- Testing increased by 186 per cent
Latest report from the Nigeria Centre for Disease Control (NCDC) shows that in one week, between November 22 to 28 (week 47), positivity rate for travellers coming into the country rose by 294 per cent; from 17 the previous week to 67 in the week under review.
It further revealed that the testing rate for COVID-19 across the country also increased by 186 per cent – from 38,724 tests to 103,358 tests in one week.
However, three states performed abysmally. The states were Borno, Taraba and Bauchi, testing two, three, and 88 COVID-19 samples in one week.

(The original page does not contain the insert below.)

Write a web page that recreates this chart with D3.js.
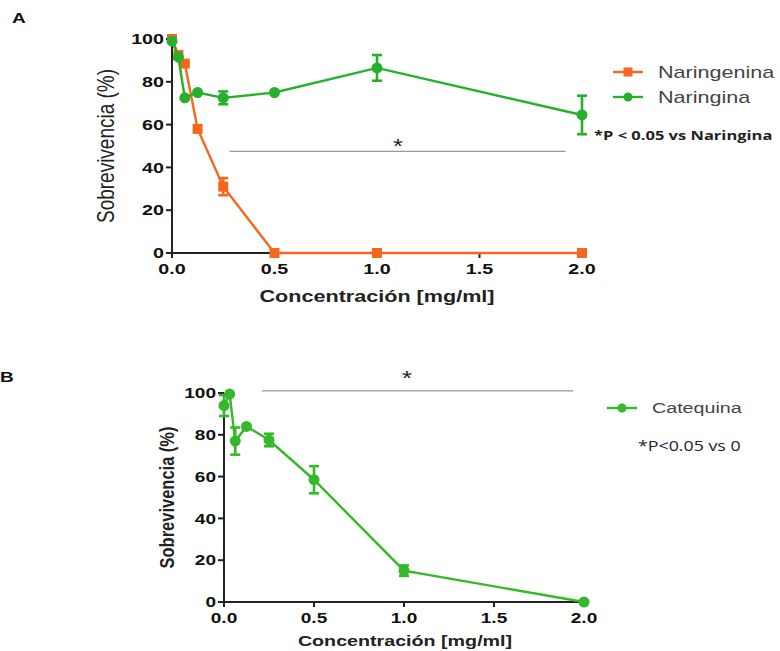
<!DOCTYPE html>
<html>
<head>
<meta charset="utf-8">
<script src="https://cdn.jsdelivr.net/npm/d3@7"></script>
<style>
  body { margin: 0; background: #fff; }
  text { font-family: "Liberation Sans", Arial, sans-serif; }
</style>
</head>
<body>
<script>
// concentrations tested [mg/ml]
var conc = [0, 0.03125, 0.0625, 0.125, 0.25, 0.5, 1, 2];
var xTicks = [0, 0.5, 1, 1.5, 2];
var yTicks = [0, 20, 40, 60, 80, 100];

// panel A
var naringeninaMean = [100, 92.5, 88.5, 58, 31, 0, 0, 0];
var naringeninaErr  = [0, 0, 0, 0, 4, 0, 0, 0];
var naringinaMean   = [99, 91.5, 72.5, 75, 72.5, 75, 86.5, 64.5];
var naringinaErr    = [0, 0, 0, 0, 3, 0, 6, 9];

// panel B
var catequinaMean = [94, 99.5, 77, 84, 77.5, 58.5, 15, 0];
var catequinaErr  = [5, 0, 6.5, 0, 3, 6.5, 2.5, 0];

var orange = "#f5661f",
    green = "#26b02c",
    green2 = "#35b82a";

var stretch = 1.27; // the picture is a bit wide

var svg = d3.select("body").append("svg")
    .attr("width", 780)
    .attr("height", 651);

// text helper, stretched horizontally like the source image
function label(x, y, str, size, weight, anchor, rot, fam, fill) {
  return svg.append("text")
      .attr("transform", "translate(" + x + "," + y + ") scale(" + stretch + ",1) rotate(" + (rot || 0) + ")")
      .attr("text-anchor", anchor || "start")
      .attr("dominant-baseline", "central")
      .style("font-size", size + "px")
      .style("font-weight", weight || "normal")
      .style("font-family", fam || null)
      .attr("fill", fill || "#111")
      .text(str);
}

function drawPanel(p) {
  var x = d3.scaleLinear().domain([0, 2]).range([p.left, p.right]);
  var y = d3.scaleLinear().domain([0, 100]).range([p.bottom, p.top]);

  var g = svg.append("g");

  // axes (drawn by hand so the labels can get the same stretch)
  g.append("line").attr("x1", x(0)).attr("x2", x(2)).attr("y1", y(0)).attr("y2", y(0))
      .attr("stroke", "#222").attr("stroke-width", 2);
  g.append("line").attr("x1", x(0)).attr("x2", x(0)).attr("y1", y(0)).attr("y2", y(100))
      .attr("stroke", "#222").attr("stroke-width", 2);

  yTicks.forEach(function(t) {
    g.append("line").attr("x1", x(0) - 6).attr("x2", x(0)).attr("y1", y(t)).attr("y2", y(t))
        .attr("stroke", "#222").attr("stroke-width", 2);
    label(x(0) - 8, y(t), d3.format("d")(t), p.tickSize, "bold", "end");
  });
  xTicks.forEach(function(t) {
    g.append("line").attr("x1", x(t)).attr("x2", x(t)).attr("y1", y(0)).attr("y2", y(0) + 5)
        .attr("stroke", "#222").attr("stroke-width", 2);
    label(x(t), y(0) + 16, d3.format(".1f")(t), p.tickSize, "bold", "middle");
  });

  label(p.yTitleX, (y(0) + y(100)) / 2, "Sobrevivencia (%)", p.yTitleSize, p.yTitleWeight, "middle", -90, null, "#222");
  label(p.xTitleX, p.xTitleY, "Concentración [mg/ml]", p.xTitleSize, "bold", "middle", 0, null, "#222");

  // significance bar
  g.append("line")
      .attr("x1", x(p.sig[0])).attr("x2", x(p.sig[1]))
      .attr("y1", y(p.sig[2])).attr("y2", y(p.sig[2]))
      .attr("stroke", "#999").attr("stroke-width", 1.3);
  label(p.starX, p.starY, "*", 20, "normal", "middle", 0, null, "#222");

  p.series.forEach(function(s) {
    var pts = conc.map(function(c, i) { return {x: c, m: s.mean[i], e: s.err[i]}; });
    var line = d3.line().x(function(d) { return x(d.x); }).y(function(d) { return y(d.m); });

    g.append("path").datum(pts)
        .attr("fill", "none").attr("stroke", s.color).attr("stroke-width", 2.4)
        .attr("d", line);

    var eb = g.selectAll(null).data(pts.filter(function(d) { return d.e > 0; })).enter().append("g")
        .attr("stroke", s.color).attr("stroke-width", 2.6);
    eb.append("line")
        .attr("x1", function(d) { return x(d.x); }).attr("x2", function(d) { return x(d.x); })
        .attr("y1", function(d) { return y(d.m - d.e); }).attr("y2", function(d) { return y(d.m + d.e); });
    [-1, 1].forEach(function(sg) {
      eb.append("line")
          .attr("x1", function(d) { return x(d.x) - 5; }).attr("x2", function(d) { return x(d.x) + 5; })
          .attr("y1", function(d) { return y(d.m + sg * d.e); }).attr("y2", function(d) { return y(d.m + sg * d.e); });
    });

    if (s.shape == "square") {
      g.selectAll(null).data(pts).enter().append("rect")
          .attr("x", function(d) { return x(d.x) - 5; })
          .attr("y", function(d) { return y(d.m) - 5; })
          .attr("width", 10).attr("height", 10)
          .attr("fill", s.color);
    } else {
      g.selectAll(null).data(pts).enter().append("circle")
          .attr("cx", function(d) { return x(d.x); })
          .attr("cy", function(d) { return y(d.m); })
          .attr("r", 5.5)
          .attr("fill", s.color);
    }
  });

  // legend
  p.series.forEach(function(s, i) {
    var ly = p.legY + i * p.legStep;
    svg.append("line").attr("x1", p.legX).attr("x2", p.legX + 30).attr("y1", ly).attr("y2", ly)
        .attr("stroke", s.color).attr("stroke-width", 2.4);
    if (s.shape == "square") {
      svg.append("rect").attr("x", p.legX + 10.5).attr("y", ly - 4.5).attr("width", 9).attr("height", 9).attr("fill", s.color);
    } else {
      svg.append("circle").attr("cx", p.legX + 15).attr("cy", ly).attr("r", 4.5).attr("fill", s.color);
    }
    label(p.legX + 45, ly, s.name, p.legSize, "normal", "start", 0, null, "#444");
  });
  label(p.noteX, p.noteY, p.note, p.noteSize, p.noteWeight, "start", 0, "Open Sans", "#222");
}

label(12, 18, "A", 15, "bold", "start");
label(0, 377, "B", 15, "bold", "start");

drawPanel({
  left: 172, right: 582, top: 39, bottom: 253,
  tickSize: 15.5, yTitleX: 106, yTitleSize: 19, yTitleWeight: "normal",
  xTitleX: 377, xTitleY: 296, xTitleSize: 17,
  sig: [0.28, 1.92, 47.5], starX: 398, starY: 146,
  series: [
    {name: "Naringenina", mean: naringeninaMean, err: naringeninaErr, color: orange, shape: "square"},
    {name: "Naringina", mean: naringinaMean, err: naringinaErr, color: green, shape: "circle"}
  ],
  legX: 613, legY: 72, legStep: 25, legSize: 17,
  note: "*P < 0.05 vs Naringina", noteX: 594, noteY: 135, noteSize: 13, noteWeight: "bold"
});

drawPanel({
  left: 224, right: 584, top: 393, bottom: 602,
  tickSize: 15, yTitleX: 167, yTitleSize: 16.5, yTitleWeight: "bold",
  xTitleX: 405, xTitleY: 641, xTitleSize: 15.5,
  sig: [0.21, 1.94, 101], starX: 407, starY: 378,
  series: [
    {name: "Catequina", mean: catequinaMean, err: catequinaErr, color: green2, shape: "circle"}
  ],
  legX: 607, legY: 408, legStep: 25, legSize: 15.5,
  note: "*P<0.05 vs 0", noteX: 638, noteY: 446, noteSize: 14, noteWeight: "normal"
});
</script>
</body>
</html>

This underscores the recent COVID-19 variant called Omicron fast spreading globally, with not less than 23 countries already affected, and Nigeria recording three cases of the new variant.

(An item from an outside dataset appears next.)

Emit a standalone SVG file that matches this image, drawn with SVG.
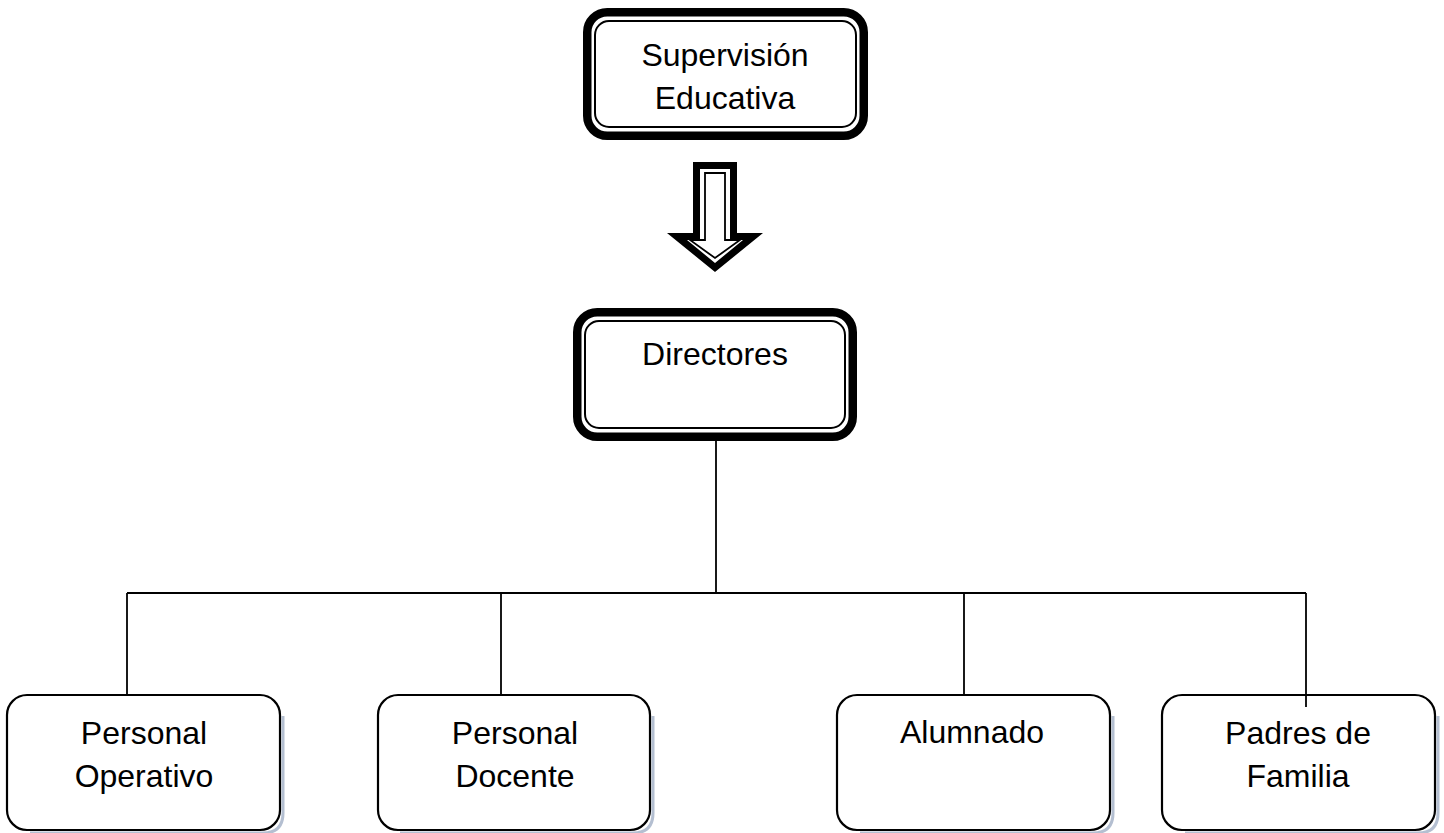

The Omicron COVID-19 varian, according to the World Health Organization (WHO), is more transmissible than any other variant, with an increased risk of re-infection.
Information gathered by The Nation from the report showed that the number of new confirmed cases increased to 503 from 442. The number of discharged cases decreased to 736 from 786. Sadly, two deaths were reported.

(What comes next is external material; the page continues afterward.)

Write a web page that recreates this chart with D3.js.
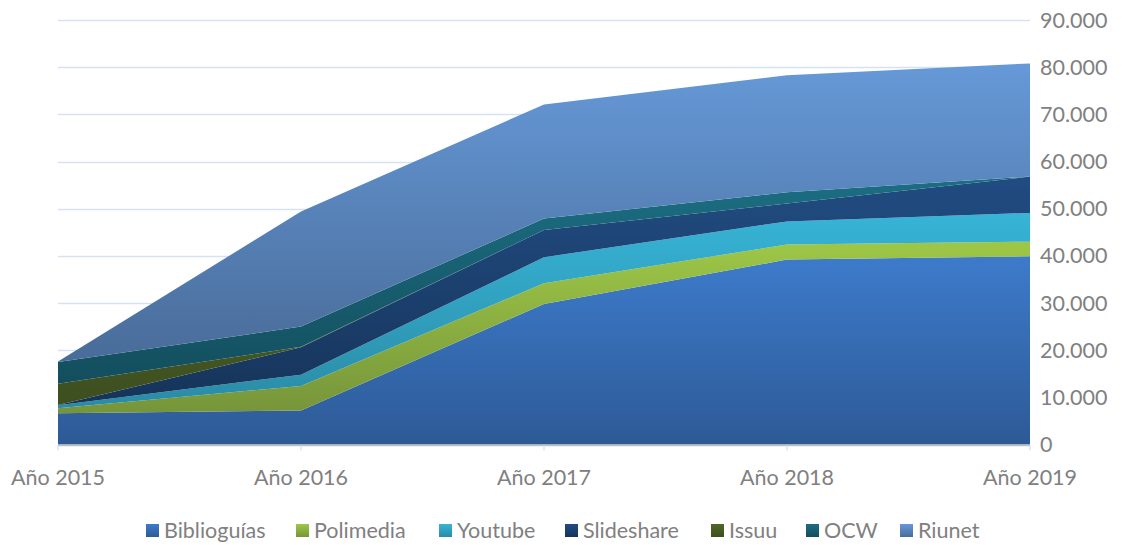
<!DOCTYPE html>
<html>
<head>
<meta charset="utf-8">
<script src="https://cdn.jsdelivr.net/npm/d3@7"></script>
<style>
  body { margin: 0; background: #fff; }
  text { font-family: Lato, "Open Sans", sans-serif; fill: #808080; }
</style>
</head>
<body>
<div class="chart"></div>
<script>
var svgWidth = 1127;
var svgHeight = 545;

var margin = { top: 20, right: 97, bottom: 100, left: 58 };

var width = 1030 - margin.left;
var height = 444.5 - margin.top;

// chart data
var years = ["Año 2015", "Año 2016", "Año 2017", "Año 2018", "Año 2019"];
var seriesNames = ["Bibliogu\u00edas", "Polimedia", "Youtube", "Slideshare", "Issuu", "OCW", "Riunet"];
var biblioguias = [6600, 7200, 29800, 39200, 39900];
var polimedia = [1100, 5200, 4400, 3200, 3100];
var youtube = [600, 2400, 5500, 4900, 6100];
var slideshare = [100, 5800, 5800, 3800, 7700];
var issuu = [4500, 100, 0, 0, 0];
var ocw = [4600, 4300, 2400, 2400, 0];
var riunet = [100, 24400, 24200, 24800, 24000];
var yTicks = [0, 10000, 20000, 30000, 40000, 50000, 60000, 70000, 80000, 90000];

// gradient colours: top, bottom
var colors = [
  ["#3d7bcb", "#2d5a96"],
  ["#9ec747", "#76953a"],
  ["#37b4d6", "#2a8ba6"],
  ["#214c82", "#16345a"],
  ["#51672a", "#3d4f1f"],
  ["#1c6e83", "#134e5d"],
  ["#6699d8", "#496c99"]
];

var allSeries = [biblioguias, polimedia, youtube, slideshare, issuu, ocw, riunet];

var table = years.map(function(y, i) {
  var row = { year: y };
  seriesNames.forEach(function(name, j) { row[name] = allSeries[j][i]; });
  return row;
});

var svg = d3.select(".chart")
  .append("svg")
  .attr("width", svgWidth)
  .attr("height", svgHeight);

var defs = svg.append("defs");
colors.forEach(function(c, i) {
  var g = defs.append("linearGradient")
    .attr("id", "grad" + i)
    .attr("x1", 0).attr("y1", 0).attr("x2", 0).attr("y2", 1);
  g.append("stop").attr("offset", "0%").attr("stop-color", c[0]);
  g.append("stop").attr("offset", "100%").attr("stop-color", c[1]);
});

var chartGroup = svg.append("g")
  .attr("transform", `translate(${margin.left}, ${margin.top})`);

var xScale = d3.scalePoint()
  .domain(years)
  .range([0, width]);

var yScale = d3.scaleLinear()
  .domain([0, 90000])
  .range([height, 0]);

var fmt = function(d) {
  return d === 0 ? "0" : d3.format(",")(d).replace(/,/g, ".");
};

// gridlines
chartGroup.append("g")
  .selectAll("line")
  .data(yTicks.filter(d => d > 0))
  .enter()
  .append("line")
  .attr("x1", 0)
  .attr("x2", width)
  .attr("y1", d => Math.round(yScale(d)) + 0.5)
  .attr("y2", d => Math.round(yScale(d)) + 0.5)
  .attr("stroke", "#d6e1f2")
  .attr("stroke-width", 1.3);

// stacked areas
var stack = d3.stack().keys(seriesNames);
var layers = stack(table);

var area = d3.area()
  .x(d => xScale(d.data.year))
  .y0(d => yScale(d[0]))
  .y1(d => yScale(d[1]));

chartGroup.selectAll(".layer")
  .data(layers)
  .enter()
  .append("path")
  .attr("class", "layer")
  .attr("d", area)
  .attr("fill", (d, i) => `url(#grad${i})`);

// bottom axis line and ticks
chartGroup.append("line")
  .attr("x1", 0).attr("x2", width)
  .attr("y1", height + 1).attr("y2", height + 1)
  .attr("stroke", "#bfbfbf")
  .attr("stroke-width", 1.3);

chartGroup.selectAll(".xtick")
  .data(years)
  .enter()
  .append("line")
  .attr("x1", d => xScale(d)).attr("x2", d => xScale(d))
  .attr("y1", height + 1).attr("y2", height + 6)
  .attr("stroke", "#d6e1f2")
  .attr("stroke-width", 1.3);

// x labels
chartGroup.selectAll(".xlabel")
  .data(years)
  .enter()
  .append("text")
  .attr("x", d => xScale(d))
  .attr("y", height + 40)
  .attr("text-anchor", "middle")
  .style("font-size", "21.5px")
  .text(d => d);

// y labels on the right
chartGroup.selectAll(".ylabel")
  .data(yTicks)
  .enter()
  .append("text")
  .attr("x", width + 10)
  .attr("y", d => yScale(d) + 7.5)
  .style("font-size", "21.5px")
  .text(d => fmt(d));

// legend (text start positions)
var legendX = [164, 314, 457, 583, 729, 824, 918];
var legend = svg.append("g");
seriesNames.forEach(function(name, i) {
  legend.append("rect")
    .attr("x", legendX[i] - 18)
    .attr("y", 524)
    .attr("width", 13)
    .attr("height", 13)
    .attr("fill", `url(#grad${i})`);
  legend.append("text")
    .attr("x", legendX[i])
    .attr("y", 538)
    .style("font-size", "21.5px")
    .text(name);
});
</script>
</body>
</html>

“In Week 47, the number of samples tested increased to 103,358 from 38,724 reported in week 46. These were reported in 36 states and FCT.
“Cumulatively, since the outbreak egan in Week 9, 2020, there have been 214,092 cases and 2,976 deaths reported with a case fatality rate (CFR) of 1.4 per cent. The number of in-bound international travellers tested was 7,587 of which 67 (0.9 per cent) were positive compared to 17 (0.3 per cent) (out of 5,394 tested) in week 46.
“In Week 47, the number of out-bound international travellers tested was 7,694 of which 92 (1.2 per cent) were positive compared to 30 (0.5 per cent) (out of 6,159 tested) in week 46,” the report stated.
The Federal Government, therefore, urged citizens to get vaccinated, while adhering to the non-pharmaceutical interventions of regular handwashing with soap in running water, sanitising with alcohol based sanitisers, wearing of face masks and avoiding large gatherings.